Required task | Print the listing from its top line through the line containing "lb_ticks = [0, 50, 100, 150, 200, 250, 300, 350, 400]", nothing more, and leave out the pictures.

Data provided |
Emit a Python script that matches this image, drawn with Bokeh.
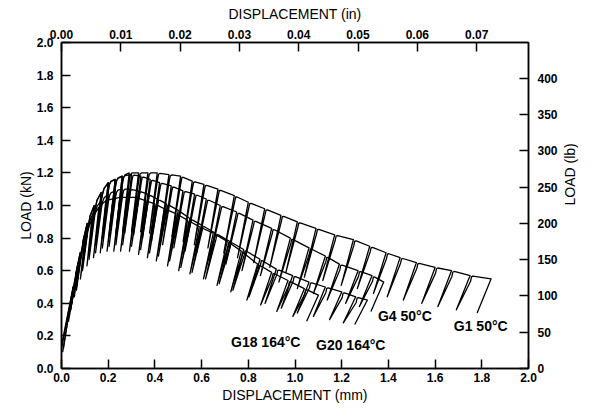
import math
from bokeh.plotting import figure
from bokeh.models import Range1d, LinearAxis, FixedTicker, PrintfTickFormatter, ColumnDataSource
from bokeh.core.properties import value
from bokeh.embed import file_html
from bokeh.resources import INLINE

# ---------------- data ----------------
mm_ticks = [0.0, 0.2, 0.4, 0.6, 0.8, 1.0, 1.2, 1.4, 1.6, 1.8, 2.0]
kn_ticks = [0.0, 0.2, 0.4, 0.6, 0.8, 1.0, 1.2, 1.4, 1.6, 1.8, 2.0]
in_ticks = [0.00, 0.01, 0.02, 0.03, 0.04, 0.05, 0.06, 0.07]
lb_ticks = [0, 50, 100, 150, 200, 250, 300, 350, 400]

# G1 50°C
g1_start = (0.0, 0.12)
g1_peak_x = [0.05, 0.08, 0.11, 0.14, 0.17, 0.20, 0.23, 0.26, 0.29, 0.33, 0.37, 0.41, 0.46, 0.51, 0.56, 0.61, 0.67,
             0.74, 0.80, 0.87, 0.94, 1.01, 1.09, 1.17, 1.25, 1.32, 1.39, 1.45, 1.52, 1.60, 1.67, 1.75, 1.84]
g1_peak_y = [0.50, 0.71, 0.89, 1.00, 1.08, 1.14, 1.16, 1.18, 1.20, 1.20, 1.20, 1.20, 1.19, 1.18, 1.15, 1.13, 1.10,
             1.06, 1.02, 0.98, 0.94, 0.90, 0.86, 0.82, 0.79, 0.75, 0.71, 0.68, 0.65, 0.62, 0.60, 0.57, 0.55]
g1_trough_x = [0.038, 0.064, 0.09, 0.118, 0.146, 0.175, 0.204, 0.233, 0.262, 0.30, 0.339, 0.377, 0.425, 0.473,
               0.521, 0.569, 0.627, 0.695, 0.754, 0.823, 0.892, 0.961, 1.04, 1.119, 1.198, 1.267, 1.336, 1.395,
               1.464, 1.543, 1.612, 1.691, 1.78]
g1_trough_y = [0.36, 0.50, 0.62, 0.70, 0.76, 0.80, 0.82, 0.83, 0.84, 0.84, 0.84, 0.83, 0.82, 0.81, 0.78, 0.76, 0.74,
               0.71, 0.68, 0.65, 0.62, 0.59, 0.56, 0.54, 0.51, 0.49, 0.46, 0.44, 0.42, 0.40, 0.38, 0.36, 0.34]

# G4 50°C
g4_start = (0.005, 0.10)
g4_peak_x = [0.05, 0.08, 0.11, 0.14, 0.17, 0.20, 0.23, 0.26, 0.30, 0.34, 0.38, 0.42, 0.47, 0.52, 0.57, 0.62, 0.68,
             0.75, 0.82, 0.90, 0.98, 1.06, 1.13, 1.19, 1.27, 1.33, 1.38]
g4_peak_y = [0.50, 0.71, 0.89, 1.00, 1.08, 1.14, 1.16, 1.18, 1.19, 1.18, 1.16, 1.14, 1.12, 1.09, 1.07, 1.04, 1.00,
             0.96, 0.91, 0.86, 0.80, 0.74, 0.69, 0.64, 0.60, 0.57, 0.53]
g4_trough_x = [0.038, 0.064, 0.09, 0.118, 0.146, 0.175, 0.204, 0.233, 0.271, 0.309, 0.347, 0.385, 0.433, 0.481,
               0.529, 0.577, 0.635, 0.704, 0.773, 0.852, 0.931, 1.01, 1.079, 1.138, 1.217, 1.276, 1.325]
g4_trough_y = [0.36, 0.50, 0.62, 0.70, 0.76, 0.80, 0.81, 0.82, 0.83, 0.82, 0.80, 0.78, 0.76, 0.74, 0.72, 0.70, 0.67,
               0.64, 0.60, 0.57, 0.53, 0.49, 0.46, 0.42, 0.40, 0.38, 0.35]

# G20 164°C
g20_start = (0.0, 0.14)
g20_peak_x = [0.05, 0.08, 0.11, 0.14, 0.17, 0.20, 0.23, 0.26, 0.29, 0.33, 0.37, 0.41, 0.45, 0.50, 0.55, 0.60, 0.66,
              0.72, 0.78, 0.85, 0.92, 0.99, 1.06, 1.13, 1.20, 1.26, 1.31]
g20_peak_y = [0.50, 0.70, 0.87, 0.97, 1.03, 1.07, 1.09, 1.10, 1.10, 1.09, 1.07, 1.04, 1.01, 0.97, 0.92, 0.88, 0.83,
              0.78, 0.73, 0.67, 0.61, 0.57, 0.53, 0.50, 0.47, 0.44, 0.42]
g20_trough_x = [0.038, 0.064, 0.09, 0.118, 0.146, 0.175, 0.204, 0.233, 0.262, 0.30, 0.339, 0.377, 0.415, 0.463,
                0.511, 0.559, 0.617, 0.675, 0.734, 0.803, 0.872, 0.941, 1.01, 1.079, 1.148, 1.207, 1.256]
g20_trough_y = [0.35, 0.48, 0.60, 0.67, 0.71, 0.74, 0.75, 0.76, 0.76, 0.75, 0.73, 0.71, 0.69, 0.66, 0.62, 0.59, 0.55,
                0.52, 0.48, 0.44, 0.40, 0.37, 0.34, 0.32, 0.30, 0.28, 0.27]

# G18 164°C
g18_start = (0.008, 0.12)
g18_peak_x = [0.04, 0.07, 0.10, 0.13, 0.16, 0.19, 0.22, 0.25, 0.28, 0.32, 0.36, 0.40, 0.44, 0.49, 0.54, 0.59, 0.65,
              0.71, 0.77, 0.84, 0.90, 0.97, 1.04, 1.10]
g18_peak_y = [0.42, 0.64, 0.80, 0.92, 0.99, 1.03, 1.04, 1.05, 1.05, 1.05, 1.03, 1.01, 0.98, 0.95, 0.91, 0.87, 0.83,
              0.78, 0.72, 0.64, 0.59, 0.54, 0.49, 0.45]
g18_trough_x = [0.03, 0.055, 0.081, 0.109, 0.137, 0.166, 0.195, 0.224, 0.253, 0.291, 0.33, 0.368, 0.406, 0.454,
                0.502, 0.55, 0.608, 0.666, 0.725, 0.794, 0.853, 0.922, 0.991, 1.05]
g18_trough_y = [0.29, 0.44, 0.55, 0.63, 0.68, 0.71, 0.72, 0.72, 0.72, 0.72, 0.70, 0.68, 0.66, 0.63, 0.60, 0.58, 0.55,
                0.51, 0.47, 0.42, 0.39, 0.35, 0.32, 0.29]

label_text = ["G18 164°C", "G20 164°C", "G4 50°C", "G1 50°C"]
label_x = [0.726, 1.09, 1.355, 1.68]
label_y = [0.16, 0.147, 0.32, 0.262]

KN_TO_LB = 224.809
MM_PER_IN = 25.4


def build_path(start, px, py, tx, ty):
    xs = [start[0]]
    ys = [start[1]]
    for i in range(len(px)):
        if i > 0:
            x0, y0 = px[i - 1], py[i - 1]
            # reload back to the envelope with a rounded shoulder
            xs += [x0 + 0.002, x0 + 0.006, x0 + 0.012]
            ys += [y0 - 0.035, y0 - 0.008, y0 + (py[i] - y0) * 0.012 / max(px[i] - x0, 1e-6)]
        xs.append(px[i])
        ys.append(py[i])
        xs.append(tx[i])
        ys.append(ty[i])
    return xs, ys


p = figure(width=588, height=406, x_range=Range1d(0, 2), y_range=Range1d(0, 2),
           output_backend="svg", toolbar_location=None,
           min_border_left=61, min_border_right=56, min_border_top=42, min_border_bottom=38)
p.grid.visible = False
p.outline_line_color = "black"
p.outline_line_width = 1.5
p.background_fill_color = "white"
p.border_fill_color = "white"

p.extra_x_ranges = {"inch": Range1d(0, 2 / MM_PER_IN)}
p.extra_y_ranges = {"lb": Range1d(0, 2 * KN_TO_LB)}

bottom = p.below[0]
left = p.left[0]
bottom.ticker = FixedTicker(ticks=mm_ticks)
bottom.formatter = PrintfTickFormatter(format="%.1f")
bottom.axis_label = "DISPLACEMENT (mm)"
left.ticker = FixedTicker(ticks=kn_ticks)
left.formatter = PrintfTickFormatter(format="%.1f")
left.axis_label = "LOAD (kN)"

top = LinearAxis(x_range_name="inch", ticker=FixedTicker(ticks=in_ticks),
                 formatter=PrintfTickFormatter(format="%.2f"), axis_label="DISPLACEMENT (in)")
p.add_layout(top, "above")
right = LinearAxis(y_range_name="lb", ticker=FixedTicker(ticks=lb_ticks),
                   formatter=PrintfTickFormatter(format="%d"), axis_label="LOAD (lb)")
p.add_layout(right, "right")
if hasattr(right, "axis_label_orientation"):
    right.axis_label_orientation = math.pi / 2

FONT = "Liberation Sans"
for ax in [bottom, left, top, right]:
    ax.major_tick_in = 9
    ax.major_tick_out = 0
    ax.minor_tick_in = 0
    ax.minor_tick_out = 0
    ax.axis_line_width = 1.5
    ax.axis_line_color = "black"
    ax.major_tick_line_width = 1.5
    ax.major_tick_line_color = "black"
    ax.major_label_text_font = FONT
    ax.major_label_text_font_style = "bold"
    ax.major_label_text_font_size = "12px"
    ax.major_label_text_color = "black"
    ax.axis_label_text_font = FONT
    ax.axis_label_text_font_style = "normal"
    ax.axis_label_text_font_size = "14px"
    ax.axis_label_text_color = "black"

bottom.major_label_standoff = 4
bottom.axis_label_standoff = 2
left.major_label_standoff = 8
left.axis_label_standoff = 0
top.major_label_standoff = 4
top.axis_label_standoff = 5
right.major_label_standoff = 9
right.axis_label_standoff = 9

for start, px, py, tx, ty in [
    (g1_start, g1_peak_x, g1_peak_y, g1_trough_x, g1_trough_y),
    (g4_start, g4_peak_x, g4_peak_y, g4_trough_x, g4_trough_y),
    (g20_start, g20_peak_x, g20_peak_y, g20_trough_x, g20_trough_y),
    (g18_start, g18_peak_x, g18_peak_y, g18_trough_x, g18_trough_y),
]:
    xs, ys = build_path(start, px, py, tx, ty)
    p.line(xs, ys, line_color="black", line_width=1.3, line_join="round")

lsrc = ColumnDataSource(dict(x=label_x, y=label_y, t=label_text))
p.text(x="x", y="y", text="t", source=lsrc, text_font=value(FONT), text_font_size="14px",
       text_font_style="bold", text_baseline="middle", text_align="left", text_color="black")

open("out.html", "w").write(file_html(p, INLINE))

Expected answer |
Emit a Python script that matches this image, drawn with Bokeh.
import math
from bokeh.plotting import figure
from bokeh.models import Range1d, LinearAxis, FixedTicker, PrintfTickFormatter, ColumnDataSource
from bokeh.core.properties import value
from bokeh.embed import file_html
from bokeh.resources import INLINE

# ---------------- data ----------------
mm_ticks = [0.0, 0.2, 0.4, 0.6, 0.8, 1.0, 1.2, 1.4, 1.6, 1.8, 2.0]
kn_ticks = [0.0, 0.2, 0.4, 0.6, 0.8, 1.0, 1.2, 1.4, 1.6, 1.8, 2.0]
in_ticks = [0.00, 0.01, 0.02, 0.03, 0.04, 0.05, 0.06, 0.07]
lb_ticks = [0, 50, 100, 150, 200, 250, 300, 350, 400]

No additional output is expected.